* **Brief**: Print exactly the part opening with the line containing "Clone this chart in matplotlib." and closing with the line containing "from matplotlib.patches import", with both of those lines included.

* **Figure scripts**:

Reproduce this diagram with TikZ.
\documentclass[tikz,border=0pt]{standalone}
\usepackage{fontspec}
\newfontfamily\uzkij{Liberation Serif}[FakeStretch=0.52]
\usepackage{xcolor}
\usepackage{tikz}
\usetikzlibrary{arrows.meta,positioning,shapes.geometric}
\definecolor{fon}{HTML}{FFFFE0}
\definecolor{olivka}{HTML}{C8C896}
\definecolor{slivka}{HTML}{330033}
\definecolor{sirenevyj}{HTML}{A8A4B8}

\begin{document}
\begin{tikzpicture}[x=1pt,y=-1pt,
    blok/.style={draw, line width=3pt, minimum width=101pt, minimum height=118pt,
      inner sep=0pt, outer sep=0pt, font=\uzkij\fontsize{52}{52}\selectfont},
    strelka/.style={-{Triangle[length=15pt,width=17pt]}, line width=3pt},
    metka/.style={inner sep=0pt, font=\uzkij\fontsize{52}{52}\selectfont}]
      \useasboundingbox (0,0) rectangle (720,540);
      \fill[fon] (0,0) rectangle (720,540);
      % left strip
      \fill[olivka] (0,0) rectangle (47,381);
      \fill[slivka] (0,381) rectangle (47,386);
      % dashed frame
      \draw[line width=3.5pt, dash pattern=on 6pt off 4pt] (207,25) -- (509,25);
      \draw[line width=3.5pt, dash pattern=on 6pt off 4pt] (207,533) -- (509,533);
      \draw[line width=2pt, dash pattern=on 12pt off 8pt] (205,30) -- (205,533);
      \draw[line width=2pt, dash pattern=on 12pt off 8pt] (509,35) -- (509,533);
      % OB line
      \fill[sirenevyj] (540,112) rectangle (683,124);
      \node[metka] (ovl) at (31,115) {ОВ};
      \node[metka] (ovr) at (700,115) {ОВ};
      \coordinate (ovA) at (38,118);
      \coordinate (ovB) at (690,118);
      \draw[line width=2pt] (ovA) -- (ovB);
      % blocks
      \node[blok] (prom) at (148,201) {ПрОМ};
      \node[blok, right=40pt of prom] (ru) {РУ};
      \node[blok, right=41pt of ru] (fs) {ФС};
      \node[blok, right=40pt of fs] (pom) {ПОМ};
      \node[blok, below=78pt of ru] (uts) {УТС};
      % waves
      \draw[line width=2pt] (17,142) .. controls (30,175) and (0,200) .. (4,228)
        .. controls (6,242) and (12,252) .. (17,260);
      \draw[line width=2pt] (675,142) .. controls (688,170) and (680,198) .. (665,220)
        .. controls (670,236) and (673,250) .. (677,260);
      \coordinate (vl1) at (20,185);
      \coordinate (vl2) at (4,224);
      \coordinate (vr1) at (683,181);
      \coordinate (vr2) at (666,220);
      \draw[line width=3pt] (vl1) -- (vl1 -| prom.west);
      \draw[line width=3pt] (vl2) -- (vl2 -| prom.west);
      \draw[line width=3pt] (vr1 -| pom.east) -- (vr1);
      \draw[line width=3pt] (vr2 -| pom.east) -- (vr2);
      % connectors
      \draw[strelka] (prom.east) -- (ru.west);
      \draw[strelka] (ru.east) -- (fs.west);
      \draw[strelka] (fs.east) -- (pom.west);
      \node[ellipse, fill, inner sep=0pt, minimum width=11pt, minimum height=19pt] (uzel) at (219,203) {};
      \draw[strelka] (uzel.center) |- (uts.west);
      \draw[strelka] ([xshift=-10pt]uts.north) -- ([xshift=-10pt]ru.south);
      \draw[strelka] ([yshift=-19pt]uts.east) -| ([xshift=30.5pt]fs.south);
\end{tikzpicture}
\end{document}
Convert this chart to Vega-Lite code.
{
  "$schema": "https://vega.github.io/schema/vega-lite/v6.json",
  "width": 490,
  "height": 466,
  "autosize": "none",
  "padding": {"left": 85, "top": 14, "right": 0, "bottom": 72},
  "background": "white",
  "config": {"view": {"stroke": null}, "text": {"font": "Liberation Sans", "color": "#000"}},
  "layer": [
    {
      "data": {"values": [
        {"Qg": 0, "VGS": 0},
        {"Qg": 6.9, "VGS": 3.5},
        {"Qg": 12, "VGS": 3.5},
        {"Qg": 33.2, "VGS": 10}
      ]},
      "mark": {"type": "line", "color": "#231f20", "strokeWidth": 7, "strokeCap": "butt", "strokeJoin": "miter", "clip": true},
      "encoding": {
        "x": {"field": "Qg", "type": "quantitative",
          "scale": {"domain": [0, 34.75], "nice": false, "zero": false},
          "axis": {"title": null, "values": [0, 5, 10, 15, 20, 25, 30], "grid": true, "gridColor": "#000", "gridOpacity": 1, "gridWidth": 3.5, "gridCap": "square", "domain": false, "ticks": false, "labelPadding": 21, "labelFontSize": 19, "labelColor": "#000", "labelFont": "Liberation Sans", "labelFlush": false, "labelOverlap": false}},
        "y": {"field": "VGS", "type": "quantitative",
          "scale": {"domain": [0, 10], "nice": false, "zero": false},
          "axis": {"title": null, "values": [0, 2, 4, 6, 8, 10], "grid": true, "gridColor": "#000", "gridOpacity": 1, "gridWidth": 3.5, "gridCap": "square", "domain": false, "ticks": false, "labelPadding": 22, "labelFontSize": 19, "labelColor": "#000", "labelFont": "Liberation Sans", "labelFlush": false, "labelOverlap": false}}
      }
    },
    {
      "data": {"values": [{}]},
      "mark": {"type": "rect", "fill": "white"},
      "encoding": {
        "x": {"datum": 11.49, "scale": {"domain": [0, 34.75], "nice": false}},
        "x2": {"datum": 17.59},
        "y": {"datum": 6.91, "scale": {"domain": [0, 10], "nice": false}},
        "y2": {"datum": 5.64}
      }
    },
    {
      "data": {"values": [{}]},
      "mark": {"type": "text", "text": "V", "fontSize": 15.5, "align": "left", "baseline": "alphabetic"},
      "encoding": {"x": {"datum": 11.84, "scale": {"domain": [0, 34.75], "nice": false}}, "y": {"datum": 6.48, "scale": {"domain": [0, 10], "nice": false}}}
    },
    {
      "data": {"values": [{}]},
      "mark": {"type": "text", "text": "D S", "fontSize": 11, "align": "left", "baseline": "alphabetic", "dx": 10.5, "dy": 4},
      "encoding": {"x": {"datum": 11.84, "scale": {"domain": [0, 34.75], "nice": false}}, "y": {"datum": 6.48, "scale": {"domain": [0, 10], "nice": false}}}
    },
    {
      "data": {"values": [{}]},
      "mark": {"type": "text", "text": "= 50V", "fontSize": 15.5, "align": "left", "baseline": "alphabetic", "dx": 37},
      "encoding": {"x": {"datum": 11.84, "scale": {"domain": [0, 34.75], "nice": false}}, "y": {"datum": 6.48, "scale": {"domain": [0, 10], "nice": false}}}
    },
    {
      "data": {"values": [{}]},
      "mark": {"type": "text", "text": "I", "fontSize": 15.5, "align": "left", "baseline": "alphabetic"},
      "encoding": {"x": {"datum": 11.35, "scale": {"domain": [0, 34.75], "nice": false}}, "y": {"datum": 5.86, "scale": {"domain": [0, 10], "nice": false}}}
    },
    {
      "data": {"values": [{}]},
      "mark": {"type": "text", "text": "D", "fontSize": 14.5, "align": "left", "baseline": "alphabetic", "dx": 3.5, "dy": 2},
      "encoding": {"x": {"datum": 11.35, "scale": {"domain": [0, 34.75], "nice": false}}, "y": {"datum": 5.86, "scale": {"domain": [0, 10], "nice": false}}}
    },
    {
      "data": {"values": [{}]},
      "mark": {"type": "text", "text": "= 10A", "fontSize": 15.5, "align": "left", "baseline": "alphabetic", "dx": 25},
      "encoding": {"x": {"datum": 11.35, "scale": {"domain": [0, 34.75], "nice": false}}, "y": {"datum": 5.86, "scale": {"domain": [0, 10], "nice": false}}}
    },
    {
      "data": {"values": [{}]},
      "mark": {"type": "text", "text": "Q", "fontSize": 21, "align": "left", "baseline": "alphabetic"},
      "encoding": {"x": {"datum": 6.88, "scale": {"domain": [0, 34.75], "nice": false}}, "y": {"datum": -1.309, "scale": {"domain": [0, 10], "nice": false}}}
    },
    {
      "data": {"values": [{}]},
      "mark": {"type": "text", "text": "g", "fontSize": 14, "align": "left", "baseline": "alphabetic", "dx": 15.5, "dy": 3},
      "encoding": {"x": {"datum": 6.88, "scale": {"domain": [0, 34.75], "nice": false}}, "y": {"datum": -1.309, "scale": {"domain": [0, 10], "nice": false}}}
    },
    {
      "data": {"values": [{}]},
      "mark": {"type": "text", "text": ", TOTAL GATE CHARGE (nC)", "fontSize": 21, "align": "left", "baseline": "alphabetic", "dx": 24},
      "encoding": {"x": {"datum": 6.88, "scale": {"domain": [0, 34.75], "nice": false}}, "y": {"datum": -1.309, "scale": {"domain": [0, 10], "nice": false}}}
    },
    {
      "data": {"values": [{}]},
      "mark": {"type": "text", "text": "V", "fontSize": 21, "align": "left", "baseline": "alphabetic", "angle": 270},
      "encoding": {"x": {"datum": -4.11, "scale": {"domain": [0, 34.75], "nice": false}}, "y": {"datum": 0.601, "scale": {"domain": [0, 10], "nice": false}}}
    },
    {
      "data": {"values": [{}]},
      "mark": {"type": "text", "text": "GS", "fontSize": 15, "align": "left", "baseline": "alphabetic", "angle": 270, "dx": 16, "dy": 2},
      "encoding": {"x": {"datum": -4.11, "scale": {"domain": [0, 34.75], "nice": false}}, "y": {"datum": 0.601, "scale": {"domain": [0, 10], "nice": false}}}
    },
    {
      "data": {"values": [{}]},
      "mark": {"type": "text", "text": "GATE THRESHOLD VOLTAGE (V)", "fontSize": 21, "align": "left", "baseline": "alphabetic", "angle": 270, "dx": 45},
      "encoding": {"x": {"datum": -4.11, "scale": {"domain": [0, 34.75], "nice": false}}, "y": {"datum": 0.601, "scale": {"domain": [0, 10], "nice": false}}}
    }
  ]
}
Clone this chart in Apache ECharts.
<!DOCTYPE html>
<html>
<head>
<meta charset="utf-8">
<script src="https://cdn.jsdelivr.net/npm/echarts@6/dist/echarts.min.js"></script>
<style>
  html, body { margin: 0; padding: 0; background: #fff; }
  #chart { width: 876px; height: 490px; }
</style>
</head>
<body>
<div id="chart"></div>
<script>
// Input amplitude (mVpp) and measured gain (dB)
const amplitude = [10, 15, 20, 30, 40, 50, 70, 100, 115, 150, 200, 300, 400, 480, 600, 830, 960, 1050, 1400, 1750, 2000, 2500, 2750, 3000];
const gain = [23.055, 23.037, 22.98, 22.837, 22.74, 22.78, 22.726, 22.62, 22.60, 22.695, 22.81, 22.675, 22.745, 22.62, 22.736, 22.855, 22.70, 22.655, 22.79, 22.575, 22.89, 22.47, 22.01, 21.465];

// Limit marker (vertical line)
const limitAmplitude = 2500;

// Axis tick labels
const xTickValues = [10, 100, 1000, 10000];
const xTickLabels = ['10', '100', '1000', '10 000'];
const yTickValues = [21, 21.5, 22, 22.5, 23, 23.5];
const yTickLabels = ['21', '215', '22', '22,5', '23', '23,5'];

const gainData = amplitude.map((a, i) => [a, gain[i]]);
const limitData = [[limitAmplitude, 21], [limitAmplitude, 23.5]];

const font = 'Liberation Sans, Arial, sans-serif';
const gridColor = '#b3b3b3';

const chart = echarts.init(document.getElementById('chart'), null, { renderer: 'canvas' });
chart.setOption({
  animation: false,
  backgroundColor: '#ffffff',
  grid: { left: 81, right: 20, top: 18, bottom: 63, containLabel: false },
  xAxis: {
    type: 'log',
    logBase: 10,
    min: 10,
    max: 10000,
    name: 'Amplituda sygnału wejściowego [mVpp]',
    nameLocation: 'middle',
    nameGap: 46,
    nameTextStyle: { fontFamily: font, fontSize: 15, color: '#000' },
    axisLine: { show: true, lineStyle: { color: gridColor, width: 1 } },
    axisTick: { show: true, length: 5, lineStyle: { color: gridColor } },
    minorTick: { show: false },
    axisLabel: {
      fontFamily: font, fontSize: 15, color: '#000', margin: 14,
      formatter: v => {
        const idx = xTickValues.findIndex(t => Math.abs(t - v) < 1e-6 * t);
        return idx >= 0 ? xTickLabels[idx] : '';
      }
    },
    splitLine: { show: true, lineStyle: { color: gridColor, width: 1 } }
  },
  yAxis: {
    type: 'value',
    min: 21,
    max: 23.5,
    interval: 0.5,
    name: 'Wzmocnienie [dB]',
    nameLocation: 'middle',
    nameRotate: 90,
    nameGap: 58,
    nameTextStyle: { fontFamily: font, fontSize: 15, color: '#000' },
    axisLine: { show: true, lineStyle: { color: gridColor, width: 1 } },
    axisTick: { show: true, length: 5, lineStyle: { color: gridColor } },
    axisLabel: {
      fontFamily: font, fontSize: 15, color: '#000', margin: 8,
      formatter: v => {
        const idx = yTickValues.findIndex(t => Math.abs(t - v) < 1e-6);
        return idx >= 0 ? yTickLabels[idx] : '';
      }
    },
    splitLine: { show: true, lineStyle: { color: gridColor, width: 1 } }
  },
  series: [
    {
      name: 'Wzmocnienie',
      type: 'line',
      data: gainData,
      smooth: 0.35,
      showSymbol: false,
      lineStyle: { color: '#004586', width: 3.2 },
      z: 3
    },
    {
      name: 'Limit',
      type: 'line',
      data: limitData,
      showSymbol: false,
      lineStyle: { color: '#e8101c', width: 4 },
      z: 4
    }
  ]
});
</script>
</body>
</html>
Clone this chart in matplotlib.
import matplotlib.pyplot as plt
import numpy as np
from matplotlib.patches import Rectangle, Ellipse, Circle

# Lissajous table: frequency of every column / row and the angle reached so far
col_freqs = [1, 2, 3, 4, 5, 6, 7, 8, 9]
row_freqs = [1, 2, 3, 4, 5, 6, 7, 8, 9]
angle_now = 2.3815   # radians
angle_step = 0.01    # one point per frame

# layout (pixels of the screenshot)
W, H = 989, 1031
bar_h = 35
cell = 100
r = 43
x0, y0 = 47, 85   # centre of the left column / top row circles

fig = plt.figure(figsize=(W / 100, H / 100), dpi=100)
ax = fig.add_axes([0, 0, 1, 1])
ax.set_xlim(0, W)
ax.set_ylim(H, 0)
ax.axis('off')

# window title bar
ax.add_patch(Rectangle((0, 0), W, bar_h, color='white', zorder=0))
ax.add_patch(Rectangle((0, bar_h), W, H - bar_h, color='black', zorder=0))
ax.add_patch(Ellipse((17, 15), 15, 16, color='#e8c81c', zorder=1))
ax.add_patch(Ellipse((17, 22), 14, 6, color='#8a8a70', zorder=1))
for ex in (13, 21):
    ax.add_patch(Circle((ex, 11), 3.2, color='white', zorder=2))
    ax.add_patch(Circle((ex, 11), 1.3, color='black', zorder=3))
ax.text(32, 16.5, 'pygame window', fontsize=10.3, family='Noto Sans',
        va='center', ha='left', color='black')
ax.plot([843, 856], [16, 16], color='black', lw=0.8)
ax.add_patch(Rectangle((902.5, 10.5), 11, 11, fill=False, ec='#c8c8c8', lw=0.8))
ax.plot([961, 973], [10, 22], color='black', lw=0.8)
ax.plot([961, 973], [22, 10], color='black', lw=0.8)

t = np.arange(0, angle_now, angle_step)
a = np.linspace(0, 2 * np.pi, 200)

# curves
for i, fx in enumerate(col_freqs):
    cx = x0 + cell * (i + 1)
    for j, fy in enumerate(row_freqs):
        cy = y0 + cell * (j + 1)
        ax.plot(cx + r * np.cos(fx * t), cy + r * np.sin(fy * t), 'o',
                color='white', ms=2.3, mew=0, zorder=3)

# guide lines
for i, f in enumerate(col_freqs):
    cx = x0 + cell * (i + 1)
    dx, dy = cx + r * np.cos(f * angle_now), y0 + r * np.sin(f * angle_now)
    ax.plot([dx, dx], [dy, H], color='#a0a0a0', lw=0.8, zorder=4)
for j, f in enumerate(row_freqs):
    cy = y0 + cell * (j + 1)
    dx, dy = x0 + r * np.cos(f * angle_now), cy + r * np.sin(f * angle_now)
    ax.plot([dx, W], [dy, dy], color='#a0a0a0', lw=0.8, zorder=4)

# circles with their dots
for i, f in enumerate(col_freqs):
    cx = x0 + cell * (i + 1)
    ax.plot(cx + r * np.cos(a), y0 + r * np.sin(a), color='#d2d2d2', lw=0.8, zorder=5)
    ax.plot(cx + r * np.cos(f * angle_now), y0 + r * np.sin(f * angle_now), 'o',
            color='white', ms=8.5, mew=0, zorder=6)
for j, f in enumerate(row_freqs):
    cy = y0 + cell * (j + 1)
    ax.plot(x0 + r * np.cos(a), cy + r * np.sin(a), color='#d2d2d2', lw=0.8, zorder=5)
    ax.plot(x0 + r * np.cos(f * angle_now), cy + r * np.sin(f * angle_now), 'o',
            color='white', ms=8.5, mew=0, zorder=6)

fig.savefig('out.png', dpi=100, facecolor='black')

* **The completed task**:
Clone this chart in matplotlib.
import matplotlib.pyplot as plt
import numpy as np
from matplotlib.patches import Rectangle, Ellipse, Circle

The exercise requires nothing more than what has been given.